Windy City Times- Recommended
"...Richard Eisloeffel is an interesting choice for Caliban, a person forced into servitude and constantly mocked. There's something poignant in that Eisloeffel's Caliban is not costumed/made up differently than any other performer, but is still referred to as monstrous and beastly by all. To me, it serves to highlight that no one deserves that abuse, and even characters we think of as honorable are the worst offenders. Stephanie Monday is booming and commanding as Prospero with a stage-filling presence that resonates, and Elana Weiner-Kaplow is a whirlwind as Ariel, the nimble connective tissue binding everyone-not at all shabby for a free evening in the park."
Stage and Cinema- Recommended
"...Midsommer Flight's rightly sprightly production features a rich score of minstrel music, rapid-fire set switches (including a ship with a human prow), supple and serviceable costume changes, and lots of convulsive entrances and exits. By the end the park, so much manufactured nature, has been domesticated by all-shaping art.
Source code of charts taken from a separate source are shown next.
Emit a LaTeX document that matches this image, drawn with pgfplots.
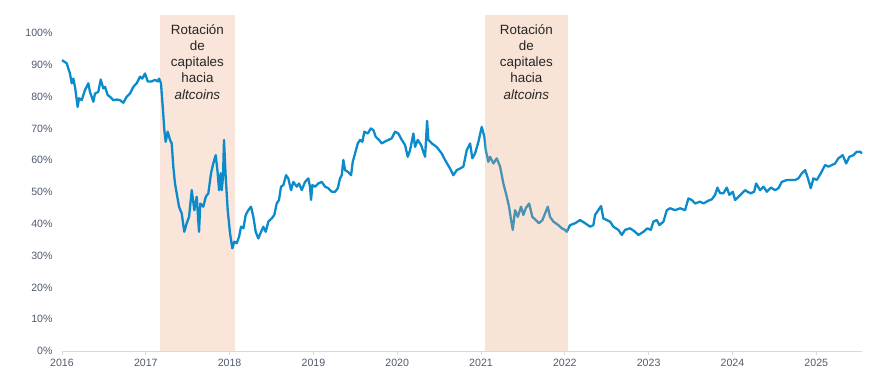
\documentclass[border=0pt]{standalone}
\usepackage{pgfplots}
\pgfplotsset{compat=1.18}
\usepackage{fontspec}
\setmainfont{Liberation Sans}
\definecolor{linec}{HTML}{0B8BCB}
\definecolor{shadec}{HTML}{F9E5D9}
\definecolor{shadeo}{HTML}{E8A27A}
\definecolor{tickc}{HTML}{4F5A6E}
\definecolor{axc}{HTML}{D9D9D9}
\begin{document}
\begin{tikzpicture}
\begin{axis}[
  scale only axis, width=800pt, height=336pt,
  xmin=2016, xmax=2025.545, ymin=0, ymax=105.7,
  axis x line=bottom, axis y line=left,
  x axis line style={draw=axc, line width=0.8pt, -},
  y axis line style={draw=none},
  xtick={2016,...,2025}, ytick={0,10,...,100},
  tick align=outside, major tick length=4pt,
  xtick style={draw=axc, line width=0.8pt}, ytick style={draw=none},
  /pgf/number format/assume math mode=true,
  /pgf/number format/1000 sep={},
  xticklabel style={font=\fontsize{10.6}{12}\selectfont, text=tickc, yshift=-1pt},
  yticklabel style={font=\fontsize{10.6}{12}\selectfont, text=tickc, xshift=-2pt},
  yticklabel={\pgfmathprintnumber{\tick}\%},
  clip=false,
]
\fill[shadec] (axis cs:2017.169,0) rectangle (axis cs:2018.064,105.7);
\addplot[linec, line width=2.3pt, line join=round] coordinates {
(2016.000,91.5)(2016.056,90.5)(2016.095,87.3)(2016.116,84.2)(2016.135,85.7)(2016.155,83.1)
(2016.187,76.8)(2016.203,79.5)(2016.235,78.9)(2016.274,82.1)(2016.314,84.2)(2016.334,81.5)
(2016.374,78.4)(2016.394,81.0)(2016.433,81.5)(2016.462,85.4)(2016.493,82.6)(2016.513,83.1)
(2016.545,80.5)(2016.573,80.0)(2016.612,78.9)(2016.653,79.1)(2016.692,78.9)(2016.732,78.1)
(2016.772,80.0)(2016.811,81.0)(2016.851,83.1)(2016.891,84.2)(2016.931,86.3)(2016.958,85.7)
(2016.990,87.3)(2017.023,84.8)(2017.070,84.8)(2017.110,85.3)(2017.142,84.8)(2017.158,85.7)
(2017.181,84.2)(2017.202,76.8)(2017.221,69.5)(2017.237,65.8)(2017.261,69.0)(2017.289,66.4)
(2017.309,65.3)(2017.328,58.0)(2017.348,52.7)(2017.376,48.5)(2017.396,45.4)(2017.428,43.3)
(2017.459,37.5)(2017.488,40.2)(2017.516,42.2)(2017.548,50.6)(2017.579,44.3)(2017.607,48.5)
(2017.635,37.5)(2017.650,46.4)(2017.686,45.4)(2017.715,48.5)(2017.746,49.6)(2017.778,55.9)
(2017.805,59.0)(2017.834,61.6)(2017.858,55.9)(2017.874,50.6)(2017.894,55.9)(2017.906,50.6)
(2017.921,54.8)(2017.933,66.4)(2017.953,54.8)(2017.977,44.3)(2018.005,37.0)(2018.032,32.3)
(2018.056,34.4)(2018.085,33.9)(2018.112,35.9)(2018.136,39.1)(2018.164,38.6)(2018.192,42.8)
(2018.223,44.3)(2018.255,45.4)(2018.283,42.2)(2018.311,37.5)(2018.342,35.4)(2018.375,37.5)
(2018.402,39.1)(2018.431,37.5)(2018.462,40.7)(2018.502,41.7)(2018.533,42.8)(2018.562,46.4)
(2018.589,47.5)(2018.613,51.7)(2018.641,52.2)(2018.673,55.3)(2018.700,54.3)(2018.733,50.6)
(2018.760,53.2)(2018.801,51.7)(2018.828,52.7)(2018.860,50.6)(2018.900,53.2)(2018.939,54.3)
(2018.959,51.7)(2018.971,47.5)(2018.987,52.2)(2019.019,51.7)(2019.058,52.7)(2019.099,53.2)
(2019.138,51.7)(2019.178,51.2)(2019.218,50.1)(2019.258,50.1)(2019.290,51.2)(2019.317,54.3)
(2019.338,55.3)(2019.357,60.1)(2019.377,56.9)(2019.409,56.4)(2019.449,55.3)(2019.469,59.5)
(2019.496,62.1)(2019.529,65.3)(2019.556,66.4)(2019.584,65.8)(2019.607,69.0)(2019.648,68.4)
(2019.684,70.0)(2019.715,69.5)(2019.743,67.4)(2019.783,66.4)(2019.815,65.3)(2019.846,65.8)
(2019.894,66.4)(2019.934,66.9)(2019.974,69.0)(2020.013,68.4)(2020.054,66.4)(2020.093,64.8)
(2020.125,61.1)(2020.153,63.2)(2020.192,68.4)(2020.212,64.2)(2020.245,66.4)(2020.284,64.8)
(2020.332,61.1)(2020.356,72.4)(2020.371,66.4)(2020.412,65.3)(2020.471,64.2)(2020.531,62.1)
(2020.570,60.1)(2020.630,57.4)(2020.669,55.3)(2020.710,56.9)(2020.749,57.4)(2020.789,58.0)
(2020.829,63.2)(2020.869,65.3)(2020.896,60.6)(2020.928,62.1)(2020.968,65.8)(2021.008,70.5)
(2021.039,67.4)(2021.056,63.2)(2021.087,59.5)(2021.107,61.1)(2021.147,59.0)(2021.187,60.6)
(2021.227,58.0)(2021.266,52.7)(2021.307,48.5)(2021.334,45.4)(2021.358,41.2)(2021.378,38.1)
(2021.406,44.3)(2021.438,42.2)(2021.477,45.4)(2021.505,42.8)(2021.533,44.9)(2021.573,46.4)
(2021.612,42.2)(2021.653,41.2)(2021.692,40.2)(2021.732,41.2)(2021.764,43.3)(2021.796,45.4)
(2021.823,42.2)(2021.863,40.7)(2021.922,39.6)(2021.963,38.6)(2022.002,38.1)(2022.022,37.5)
(2022.062,39.6)(2022.122,40.2)(2022.181,41.2)(2022.241,40.2)(2022.301,39.1)(2022.340,39.6)
(2022.360,42.8)(2022.399,44.3)(2022.432,45.6)(2022.459,41.7)(2022.500,41.2)(2022.539,40.7)
(2022.579,39.1)(2022.638,38.1)(2022.679,36.5)(2022.718,38.1)(2022.778,38.6)(2022.838,37.5)
(2022.877,36.5)(2022.937,37.5)(2022.985,38.6)(2023.025,38.1)(2023.056,40.7)(2023.097,41.2)
(2023.128,39.6)(2023.176,40.7)(2023.216,44.3)(2023.255,44.9)(2023.315,44.3)(2023.375,44.9)
(2023.434,44.3)(2023.474,48.0)(2023.514,47.5)(2023.554,46.4)(2023.613,47.0)(2023.653,46.4)
(2023.712,47.3)(2023.753,47.7)(2023.792,49.1)(2023.820,51.4)(2023.852,49.6)(2023.891,49.6)
(2023.932,51.4)(2023.963,49.1)(2024.003,50.1)(2024.031,47.5)(2024.070,48.5)(2024.111,49.6)
(2024.150,50.6)(2024.178,50.1)(2024.218,49.6)(2024.258,50.1)(2024.282,52.7)(2024.329,50.6)
(2024.369,51.7)(2024.409,50.1)(2024.457,51.4)(2024.508,50.6)(2024.548,51.2)(2024.588,53.2)
(2024.648,53.8)(2024.708,53.8)(2024.747,53.8)(2024.786,54.3)(2024.827,55.9)(2024.866,56.9)
(2024.894,54.8)(2024.934,51.2)(2024.965,54.3)(2025.006,53.8)(2025.053,55.9)(2025.105,58.5)
(2025.146,58.0)(2025.185,58.5)(2025.224,59.0)(2025.263,60.6)(2025.315,61.6)(2025.356,59.0)
(2025.395,61.1)(2025.443,61.6)(2025.483,62.7)(2025.523,62.7)(2025.543,62.1)
};
\fill[shadeo, opacity=0.3] (axis cs:2021.048,0) rectangle (axis cs:2022.035,105.7);
\node[anchor=north, align=center, inner sep=0pt, text=black!85,
  font=\fontsize{13.4}{16.2}\selectfont] at (axis cs:2017.616,102.8)
  {Rotación\\de\\capitales\\hacia\\\textit{altcoins}};
\node[anchor=north, align=center, inner sep=0pt, text=black!85,
  font=\fontsize{13.4}{16.2}\selectfont] at (axis cs:2021.541,102.8)
  {Rotación\\de\\capitales\\hacia\\\textit{altcoins}};
\end{axis}
\pgfresetboundingbox
\useasboundingbox ([shift={(-62pt,-36pt)}]current axis.south west) rectangle ([shift={(7pt,15pt)}]current axis.north east);
\end{tikzpicture}
\end{document}
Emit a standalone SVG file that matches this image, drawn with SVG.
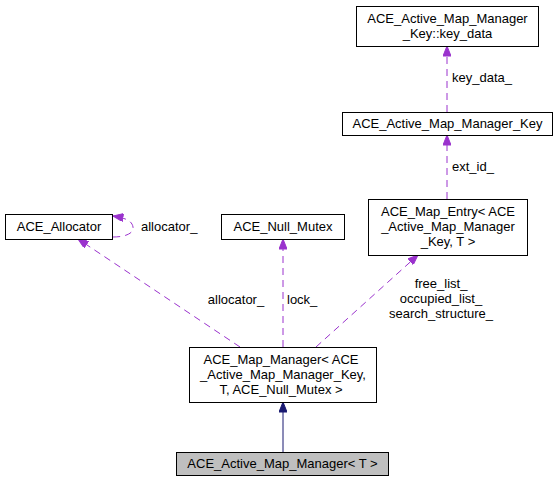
<svg xmlns="http://www.w3.org/2000/svg" width="559" height="484" viewBox="0 0 559 484">
<style>
  .box { fill: #ffffff; stroke: #000000; stroke-width: 1; }
  .hl { fill: #bfbfbf; stroke: #000000; stroke-width: 1; }
  text { font-family: "Liberation Sans", Arial, Helvetica, sans-serif; font-size: 13px; fill: #000000; }
  .c { text-anchor: middle; }
  .dep { fill: none; stroke: #9a32cd; stroke-width: 1; stroke-dasharray: 7,5; }
  .inh { fill: none; stroke: #191970; stroke-width: 1; }
</style>
<defs>
  <marker id="pa" viewBox="0 0 10 8" refX="10" refY="4" markerWidth="11" markerHeight="8" markerUnits="userSpaceOnUse" orient="auto">
    <path d="M0,0 L10,4 L0,8 z" fill="#9a32cd" stroke="#9a32cd"/>
  </marker>
  <marker id="na" viewBox="0 0 10 8" refX="10" refY="4" markerWidth="11" markerHeight="8" markerUnits="userSpaceOnUse" orient="auto">
    <path d="M0,0 L10,4 L0,8 z" fill="#191970" stroke="#191970"/>
  </marker>
</defs>
<rect width="559" height="484" fill="#ffffff"/>

<g id="connectors">
  <path class="dep" d="M447,112 L447,46" marker-end="url(#pa)"/>
  <path class="dep" d="M447,199 L447,135" marker-end="url(#pa)"/>
  <path class="dep" d="M316,347 L418,255" marker-end="url(#pa)"/>
  <path class="dep" d="M240,347 L78,239" marker-end="url(#pa)"/>
  <path class="dep" d="M283,347 L283,239" marker-end="url(#pa)"/>
  <path class="dep" d="M113,237 C126,237 134,233 133,227 C132,221 126,218 113,216" marker-end="url(#pa)"/>
  <path class="inh" d="M283,452 L283,402" marker-end="url(#na)"/>
  <text x="452" y="82">key_data_</text>
  <text x="452" y="171">ext_id_</text>
  <text class="c" x="441" y="288">free_list_</text>
  <text class="c" x="441" y="303">occupied_list_</text>
  <text class="c" x="441" y="318">search_structure_</text>
  <text class="c" x="236" y="304">allocator_</text>
  <text x="287" y="304">lock_</text>
  <text x="141" y="231">allocator_</text>
</g>

<g id="node_key_data">
  <rect class="box" x="356.5" y="6.5" width="182" height="40"/>
  <text class="c" x="447.5" y="23">ACE_Active_Map_Manager</text>
  <text class="c" x="447.5" y="38">_Key::key_data</text>
</g>

<g id="node_manager_key">
  <rect class="box" x="342.5" y="112.5" width="210" height="23"/>
  <text class="c" x="447.5" y="128">ACE_Active_Map_Manager_Key</text>
</g>

<g id="node_map_entry">
  <rect class="box" x="368.5" y="199.5" width="159" height="56"/>
  <text class="c" x="448" y="216">ACE_Map_Entry&lt; ACE</text>
  <text class="c" x="448" y="231">_Active_Map_Manager</text>
  <text class="c" x="448" y="246">_Key, T &gt;</text>
</g>

<g id="node_allocator">
  <rect class="box" x="5.5" y="214.5" width="107" height="25"/>
  <text class="c" x="59" y="231">ACE_Allocator</text>
</g>

<g id="node_null_mutex">
  <rect class="box" x="221.5" y="214.5" width="123" height="25"/>
  <text class="c" x="283" y="231">ACE_Null_Mutex</text>
</g>

<g id="node_map_manager">
  <rect class="box" x="189.5" y="347.5" width="187" height="55"/>
  <text class="c" x="281" y="364">ACE_Map_Manager&lt; ACE</text>
  <text class="c" x="283" y="379">_Active_Map_Manager_Key,</text>
  <text class="c" x="281" y="394">T, ACE_Null_Mutex &gt;</text>
</g>

<g id="node_active_map_manager">
  <rect class="hl" x="176.5" y="452.5" width="212" height="23"/>
  <text class="c" x="282.5" y="468">ACE_Active_Map_Manager&lt; T &gt;</text>
</g>
</svg>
It's become the seemingly inevitable backdrop for a trove of sprawling make-believe."
Rescripted- Highly Recommended
"...Midsommer Flight features the best combination of elements one can find in the theatre: Free, and Quality. William Shakespeare’s The Tempest marks the company’s eighth summer of free Shakespeare performances as an Arts Partner in Chicago. Many productions of this revenge tale/ comedy can get bogged down in all the alternative readings and academia. Under the clever direction of Beth Wolf, however, Midsommer Flight revels in theatricality and proves that The Tempest has a role in our daily lives."
Splash Magazine- Recommended
"...The minimal props/sound effects combined with the well-phrased language, the original antique/baroque sounding music and the wonderfully gleeful antics of Ariel and The Monsters to create a larger vista than that incorporated by the park. The sights and sounds of the waves hitting the vessel or threatening thunder were nicely timed with the performers movements; it is not at all difficult to "see" the shipwreck, the forest, the magical effects."